Much like the rest of their season, the Nationals’ surge was too little, too late.

“We need wins,” said Span, who collected three hits to extend his hitting streak to 25 games. “We can’t lose too many more times.”

The Nationals’ season is not over, nor have they been mathematically eliminated. But Saturday’s loss — a game in which they stranded 11 base runners and in which pitching miscues in two innings doomed them – felt like it could be the decisive blow. The Nationals would need to go 11-3 and hope the Reds go 5-8 just to force a one-game playoff.

Despite the odds, a somber Nationals clubhouse remained defiant.

“It’s not over yet,” starter Gio Gonzalez said. “No one has told us this game is done.”

“We’re playing with house money,” added shortstop Ian Desmond. “Everyone kind of wrote us off, and we’re fighting our way back in. Just keep on playing and what will be will be.”

Gonzalez pitched four strong innings to start the game, but his command slipped in the fifth inning. John Mayberry mashed a high fastball to left for a solo home run. The Phillies took a 4-1 lead when Gonzalez allowed a two-out, three-run double to right to Carlos Ruiz.

“One pitch,” Gonzalez said. “Fastball away and he just put it right there on the spot. It hangs in there a little bit longer, [Jayson Werth] gets an out.”

Struggling left-handed reliever Ian Krol allowed the Phillies to push the lead to 5-1 in the seventh when he allowed a double, fired a wild pitch and then gave up an RBI single. In the bottom of the frame, the Nationals rallied.

“I had no doubt in my mind that we were going to come back and win that game,” Desmond said.

Pinch hitter Scott Hairston led off the bottom of the seventh inning with a single to left. Span followed with his third hit of the game and Ryan Zimmerman loaded the bases with a single that chased starter Cole Hamels. Werth grounded out into a fielder’s choice, with third baseman Cody Asche getting Hairston at the plate. Desmond trimmed the deficit to 5-2 when he lifted a ball to center field that was deep enough to score Span.

Up to the plate came Harper. Phillies interim manager Ryne Sandberg brought in left-hander Cesar Jimenez, and Harper blooped a single to center field. Werth rounded third and didn’t stop running. He scored and Harper slid into second base safely. Harper then stole third base, catching Asche far off the base.

Sandberg called on the fourth pitcher of the inning, B.J. Rosenberg, to face Ramos. The catcher fouled off four pitches. On the seventh pitch of the at-bat, he held off on a Rosenberg slider that moved him off the plate and broke inside. Ruiz caught the ball near the ground and couldn’t frame it, but Joyce rang up Ramos. The catcher was unhappy with the call, and appeared to express his frustration to Joyce before walking into the dugout.
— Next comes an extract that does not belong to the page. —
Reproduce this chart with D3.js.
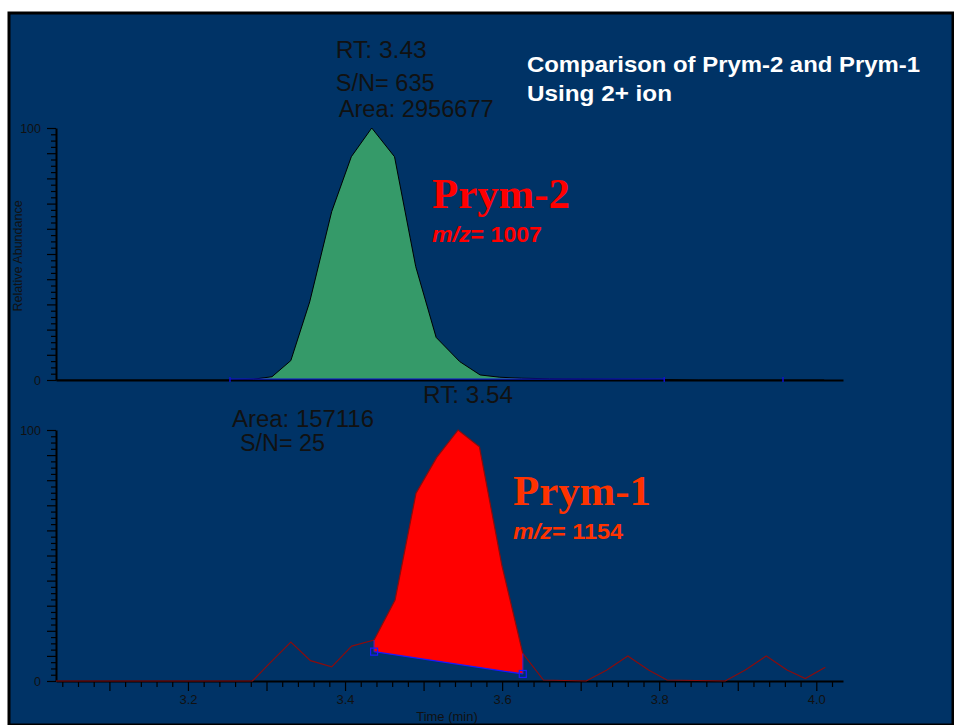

Johnson later said Joyce admitted he may have blown the call.

“He knew he missed it,” Johnson said. “But that’s part of baseball. But we had a lot of chances and had the right guys up.”

In the eighth inning, pinch hitter Chad Tracy drew a walk and Johnson replaced him with pinch-runner Jeff Kobernus. With Kobernus at second base with two outs, Span chopped a grounder toward the mound. Diekman jumped for the ball, snagged it and tossed it to first to end the threat.
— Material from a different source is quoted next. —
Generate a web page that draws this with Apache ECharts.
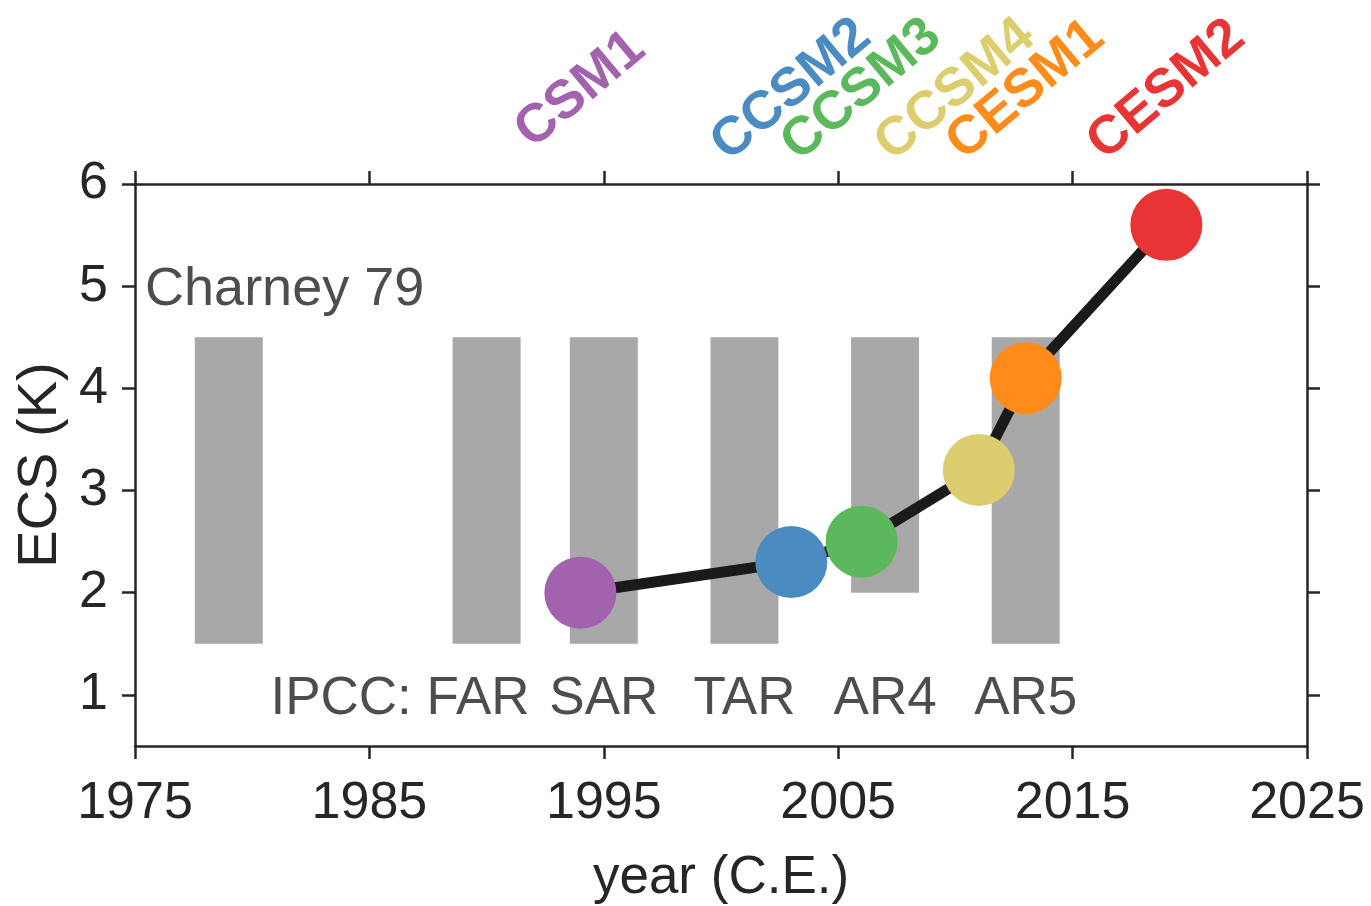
<!DOCTYPE html>
<html>
<head>
<meta charset="utf-8">
<script src="https://cdn.jsdelivr.net/npm/echarts@6/dist/echarts.min.js"></script>
<style>html,body{margin:0;padding:0;background:#fff;}#c{width:1371px;height:906px;}</style>
</head>
<body>
<div id="c"></div>
<script>
// ---- data ----
const modelNames = ['CSM1', 'CCSM2', 'CCSM3', 'CCSM4', 'CESM1', 'CESM2'];
const modelYears = [1994, 2003, 2006, 2011, 2013, 2019];
const modelECS = [2.0, 2.3, 2.5, 3.2, 4.1, 5.6];
const labelYears = [1994, 2003, 2006, 2010, 2013, 2019];
const modelColors = ['#a262ad', '#4a8bc2', '#5cb85c', '#dccd6e', '#ff8c1a', '#e83434'];

const ipccNames = ['Charney 79', 'FAR', 'SAR', 'TAR', 'AR4', 'AR5'];
const ipccYears = [1979, 1990, 1995, 2001, 2007, 2013];
const ipccLow = [1.5, 1.5, 1.5, 1.5, 2.0, 1.5];
const ipccHigh = [4.5, 4.5, 4.5, 4.5, 4.5, 4.5];

const xTicks = [1975, 1985, 1995, 2005, 2015, 2025];
const yTicks = [1, 2, 3, 4, 5, 6];

// ---- layout / style constants ----
const FONT = "'Liberation Sans', Arial, Helvetica, sans-serif";
const AXIS_COLOR = '#262626';
const TEXT_GRAY = '#4d4d4d';
const BAR_HALF = 1.45;
const LABEL_Y = 6.92;
const IPCC_TEXT_Y = 1;
const CHARNEY_POS = [1975.43, 5];
const TEXT_DY = 4;

const chart = echarts.init(document.getElementById('c'), null, {renderer: 'canvas'});

const axisLineStyle = {show: true, lineStyle: {color: AXIS_COLOR, width: 2.5}};
const tickStyle = (vals) => ({show: true, inside: false, length: 13, customValues: vals, lineStyle: {color: AXIS_COLOR, width: 2.5}});

const option = {
  animation: false,
  backgroundColor: '#fff',
  grid: {left: 135, right: 64, top: 184, bottom: 160, containLabel: false, outerBoundsMode: 'none'},
  xAxis: [
    {
      type: 'value', min: 1975, max: 2025, position: 'bottom',
      axisLine: axisLineStyle, axisTick: tickStyle(xTicks), splitLine: {show: false},
      axisLabel: {customValues: xTicks, fontSize: 52, color: AXIS_COLOR, fontFamily: FONT, margin: 32,
        formatter: (v) => String(v)},
      name: 'year (C.E.)', nameLocation: 'middle', nameGap: 106,
      nameTextStyle: {fontSize: 53, color: AXIS_COLOR, fontFamily: FONT}
    },
    {
      type: 'value', min: 1975, max: 2025, position: 'top',
      axisLine: axisLineStyle, axisTick: tickStyle(xTicks), splitLine: {show: false},
      axisLabel: {show: false, customValues: xTicks}
    }
  ],
  yAxis: [
    {
      type: 'value', min: 0.5, max: 6, position: 'left',
      axisLine: axisLineStyle, axisTick: tickStyle(yTicks), splitLine: {show: false},
      axisLabel: {customValues: yTicks, fontSize: 52, color: AXIS_COLOR, fontFamily: FONT, margin: 27,
        formatter: (v) => String(v)},
      name: 'ECS (K)', nameLocation: 'middle', nameGap: 62, nameRotate: 90,
      nameTextStyle: {fontSize: 56, color: AXIS_COLOR, fontFamily: FONT}
    },
    {
      type: 'value', min: 0.5, max: 6, position: 'right',
      axisLine: axisLineStyle, axisTick: tickStyle(yTicks), splitLine: {show: false},
      axisLabel: {show: false, customValues: yTicks}
    }
  ],
  series: [
    {
      type: 'custom',
      z: 1,
      data: ipccYears.map((x, i) => [x, ipccLow[i], ipccHigh[i]]),
      renderItem: function (params, api) {
        const i = params.dataIndex;
        const x = api.value(0), lo = api.value(1), hi = api.value(2);
        const p0 = api.coord([x - BAR_HALF, hi]);
        const p1 = api.coord([x + BAR_HALF, lo]);
        const children = [{
          type: 'rect',
          shape: {x: p0[0], y: p0[1], width: p1[0] - p0[0], height: p1[1] - p0[1]},
          style: {fill: '#a8a8a8'}
        }];
        const ts = {fontSize: 53, fontFamily: FONT, fill: TEXT_GRAY};
        if (i === 0) {
          const c = api.coord(CHARNEY_POS);
          children.push({type: 'text', x: c[0], y: c[1] + TEXT_DY, style: Object.assign({text: ipccNames[i], align: 'left', verticalAlign: 'middle'}, ts, {fontSize: 54})});
        } else if (i === 1) {
          const c = api.coord([x + BAR_HALF, IPCC_TEXT_Y]);
          children.push({type: 'text', x: c[0] + 9, y: c[1] + TEXT_DY, style: Object.assign({text: 'IPCC: ' + ipccNames[i], align: 'right', verticalAlign: 'middle'}, ts)});
        } else {
          const c = api.coord([x, IPCC_TEXT_Y]);
          children.push({type: 'text', x: c[0], y: c[1] + TEXT_DY, style: Object.assign({text: ipccNames[i], align: 'center', verticalAlign: 'middle'}, ts)});
        }
        return {type: 'group', children: children};
      }
    },
    {
      type: 'line',
      z: 2,
      data: modelYears.map((x, i) => ({value: [x, modelECS[i]], itemStyle: {color: modelColors[i]}})),
      symbol: 'circle',
      symbolSize: 72,
      lineStyle: {color: '#1a1a1a', width: 11},
      itemStyle: {borderWidth: 0, opacity: 1},
      clip: false
    },
    {
      type: 'scatter',
      z: 3,
      clip: false,
      symbolSize: 0,
      itemStyle: {opacity: 1},
      data: labelYears.map((x, i) => ({
        value: [x, LABEL_Y],
        label: {color: modelColors[i], formatter: modelNames[i]}
      })),
      label: {
        show: true, position: 'inside', rotate: 40,
        fontSize: 54, fontWeight: 'bold', fontFamily: FONT,
        align: 'center', verticalAlign: 'middle', opacity: 1
      }
    }
  ]
};
chart.setOption(option);
</script>
</body>
</html>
“I thought it was going to hit off his glove or tip off his glove,” Span said. “I know with Kobernus running that if it would have done that, he probably would have scored on that. Diekman is already 6-4 and he jumped off that mound pretty good and made a good play.”

The Nationals didn’t go quietly in the ninth. Zimmerman led off with a double laced to left off closer Jonathan Papelbon. The heart of the Nationals’ lineup followed. Werth lined out to right and Desmond popped out to right.

With two outs, Sandberg elected to intentionally walk Harper to face Ramos. The Phillies put themselves in a precarious situation, but Papelbon got Ramos to hit a grounder up the middle. Shortstop Jimmy Rollins snared the ball and threw Ramos out at first.

“We’ve come this far,” Span said. “Nobody expected us to be where we are now two weeks ago. So we just gotta keep battling. We’re playing good baseball. We can’t get too down on ourselves. We gotta regroup and be ready to come back [Sunday] and get a win and get back on the right track.”